Le ministre des Finances entend à présent assortir la condition de participation minimale de 2,5 millions d’euros d’une nouvelle condition : la participation doit avoir la nature d’« immobilisation financière ». Cette mesure ne devrait nullement impacter les holdings belges qui détiennent des participations de plus de 10% (par exemple, les holdings familiales détenant des participations majoritaires dans des sociétés opérationnelles). Il en va autrement des holdings qui ne détiennent pas une quantité de titres suffisante pour que la participation atteigne le pourcentage de 10% requis. A l’heure actuelle, ces holdings peuvent bénéficier malgré tout du régime des RDT si la valeur d'investissement des participations est supérieure à 2.500.000 euros. C’est pour cette raison que les holdings patrimoniales (détenues par des familles fortunées), qui investissent dans des portefeuilles d’actions cotées composés de lignes d’investissements de plus de 2.500.000 euros, sont en mesure de recueillir des dividendes et de réaliser des plus-values sur actions sans payer d’impôt des sociétés.

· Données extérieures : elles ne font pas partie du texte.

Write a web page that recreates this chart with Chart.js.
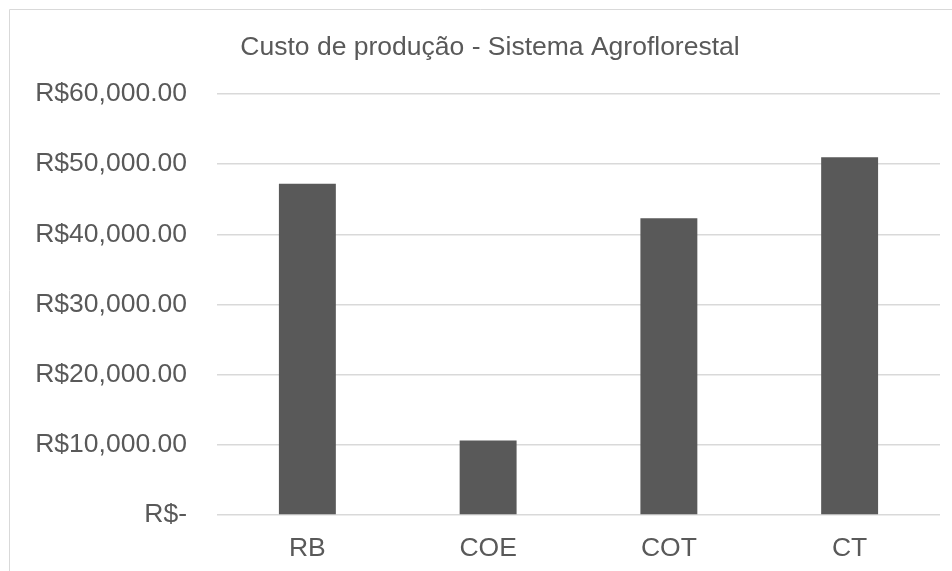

Impact pour les holdings patrimoniales
Ce traitement de faveur pourrait dans de nombreux cas tomber à l’eau en cas d’ajout d’une nouvelle condition d’ « immobilisation financière ». En effet, une participation (inférieure à 10%) dans une société cotée atteignant plusieurs millions d’euros pourrait parfaitement se voir refuser la qualification d’immobilisation financière, dès lors qu’elle ne confèrerait pas de « lien durable et spécifique » ou ne permettrait pas de développer l’activité propre de la société holding.
Exemple : une participation de 10.000.000 euros dans AB InBev détenue par une société holding belge ne devrait généralement pas constituer une « immobilisation financière », mais un simple « placement de trésorerie ». Résultat des courses : les dividendes et les plus-values sur actions pourraient être pleinement soumis à l’impôt des sociétés, au taux de 25%.
Outre les holdings patrimoniales, les établissements de crédit détenant à l’actif de leur bilan des « portefeuilles de placement » pourraient aussi être lourdement impactés par cette mesure.
Violation du droit européen ?
Il est piquant de préciser que cette condition d’immobilisation financière avait été déjà été introduite dans la législation fiscale il y a 20 ans… pour être ensuite supprimée à partir de 2011. La Commission européenne et la jurisprudence belge avaient en effet jugé que cette condition d’immobilisation financière était contraire au droit européen (la Directive mère-filiale).
Sans vouloir entrer ici dans des détails trop techniques, il me semble que le ministre a cette fois bien tenu compte du risque éventuel de violation du droit européen. La directive mère-filiale oblige les Etats membres (et donc notamment la Belgique) à exonérer inconditionnellement les dividendes distribués par une filiale dans laquelle la société mère détient une participation d’au moins 10%. Il y aurait donc eu une violation de la directive mère-filiale dans l’hypothèse où la condition d’immobilisation financière avait été ajoutée à la condition de participation minimale de 10%. Dans sa note, le ministre a toutefois pris soin de n’ajouter la condition d’immobilisation financière qu’à la seule condition de participation minimale de 2,5 millions euros (et donc pas à la condition de participation minimale de 10%), ce que la directive mère-filiale ne lui empêche nullement de faire.